Cram has been pleading with UNLV to produce more teachers, reasoning that many of those graduates would want to remain in the Las Vegas area. As it stands, the district gets perhaps only one-fourth of its teachers from UNLV.

The Board of Regents of the University and Community College System of Nevada created the Regents Initiative for Teacher Education Task Force to develop a plan specifically aimed at putting more qualified teachers in Clark County classrooms.

The task force is scheduled to have a report ready by November.

Cram pointed out that the teacher shortage is not limited to Clark County.

"This is a statewide problem," he said, noting that smaller school districts that can't afford to go out of state to recruit their teachers get them from the larger districts.

Chancellor Richard Jarvis called for a second meeting of the task force -- tentatively scheduled for Oct. 13 -- that would be attended by representatives of UNLV, the community college, the school district and private educational institutions.

A number of ideas were put forth at Wednesday's meeting.
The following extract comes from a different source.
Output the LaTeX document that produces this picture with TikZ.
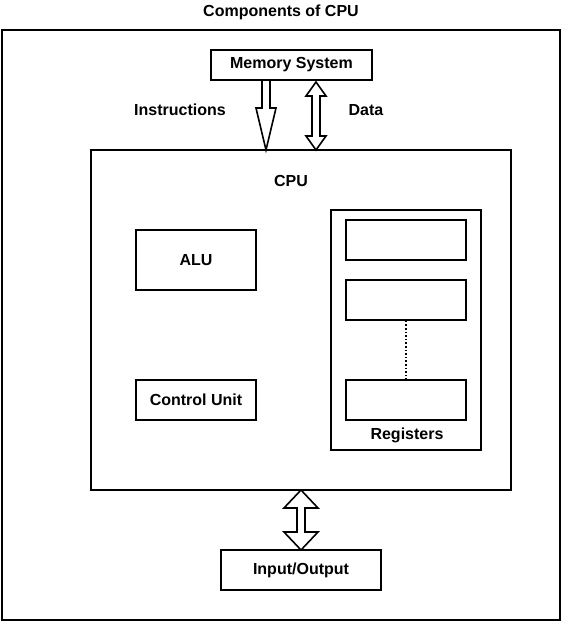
\documentclass[tikz,border=0pt]{standalone}
\usepackage{fontspec}
\setmainfont{Liberation Sans}
\usetikzlibrary{positioning}
\tikzset{lbl/.style={font=\bfseries\fontsize{16}{18}\selectfont,inner sep=0pt},
  box/.style={draw,line width=1.6pt,lbl},
  blk/.style={draw,line width=1.6pt,fill=white,line join=miter}}
\begin{document}
\begin{tikzpicture}[x=1pt,y=-1pt]
        \useasboundingbox (0,0) rectangle (562,622);
        \node[lbl] (title) at (281,12) {Components of CPU};
        \draw[line width=1.6pt] (2,30) rectangle (560,620);

        \node[box,minimum width=161,minimum height=30] (mem) at (291.5,65) {Memory System};
        \node[box,minimum width=420,minimum height=340] (cpu) at (301,320) {};
        \node[lbl] (cpulbl) at (291,181) {CPU};
        \node[box,minimum width=120,minimum height=60] (alu) at (196,260) {ALU};
        \node[box,minimum width=120,minimum height=40] (cu) at (196,400) {Control Unit};
        \node[box,minimum width=150,minimum height=240] (regs) at (406,330) {};
        \node[box,minimum width=120,minimum height=40] (r1) at (406,240) {};
        \node[box,minimum width=120,minimum height=40] (r2) at (406,300) {};
        \node[box,minimum width=120,minimum height=40] (r3) at (406,400) {};
        \node[lbl] (reglbl) at (407,435) {Registers};
        \node[box,minimum width=160,minimum height=40] (io) at (301,570) {Input/Output};
        \node[lbl] (instr) at (180,110) {Instructions};
        \node[lbl] (data) at (366,110) {Data};

        \draw[line width=1.6pt,dotted] (r2) -- (r3);

        % instructions arrow
        \draw[blk] (262,80) -- (270,80) -- (270,108) -- (276,108) -- (266,150)
          -- (256,108) -- (262,108) -- cycle;
        % data arrow
        \draw[blk] (316,82) -- (326,96) -- (320,96) -- (320,136) -- (326,136) -- (316,150)
          -- (306,136) -- (312,136) -- (312,96) -- (306,96) -- cycle;
        % i/o arrow
        \draw[blk] (301,490) -- (318,508) -- (305,508) -- (305,532) -- (318,532) -- (301,550)
          -- (284,532) -- (297,532) -- (297,508) -- (284,508) -- cycle;
\end{tikzpicture}
\end{document}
Cram said he would like to begin recruiting potential teachers from his own pool of employees.

"We have 20,000 employees in the district, half of them teachers," he said.

The rest are support personnel, such as secretaries, custodians, teachers' aides and bus drivers.

Cram said if a special program could be created, at either UNLV or CCSN, to give those support personnel the opportunity to become teachers, it would go a long way toward easing the teaching crisis.

President Richard Moore of the Community College of Southern Nevada said that CCSN has more non-traditional students than any other kind and proposed that the community college establish a four-year program for them leading to a teaching certificate or license.

UNLV President Carol Harter outlined a plan that eventually would create more than 1,600 teachers a year.

Regent Mark Alden said he thought Moore's plan should be looked at seriously. "But we want to make sure everybody meets the same academic parameters," Alden said.

Jarvis said he was excited by the proposals made by both Moore and Harter.

Harter's plan focused on enhancing three existing programs and four new ones.

The three existing programs include a four-year education degree, which turns out 300 teachers a year, and licensing of those with degrees in other fields, which turns out another 500 per year.

New programs would include a partnership with the University of Nevada, Reno, encouragement of students in other UNLV programs to complete a licensing program, and an initiative to get those with higher degrees to get licenses.

Cram said whatever methods are used to increase the number of available teachers, it must be done quickly.

"If your model doesn't work in one year, then we we need to go immediately to another way," he said.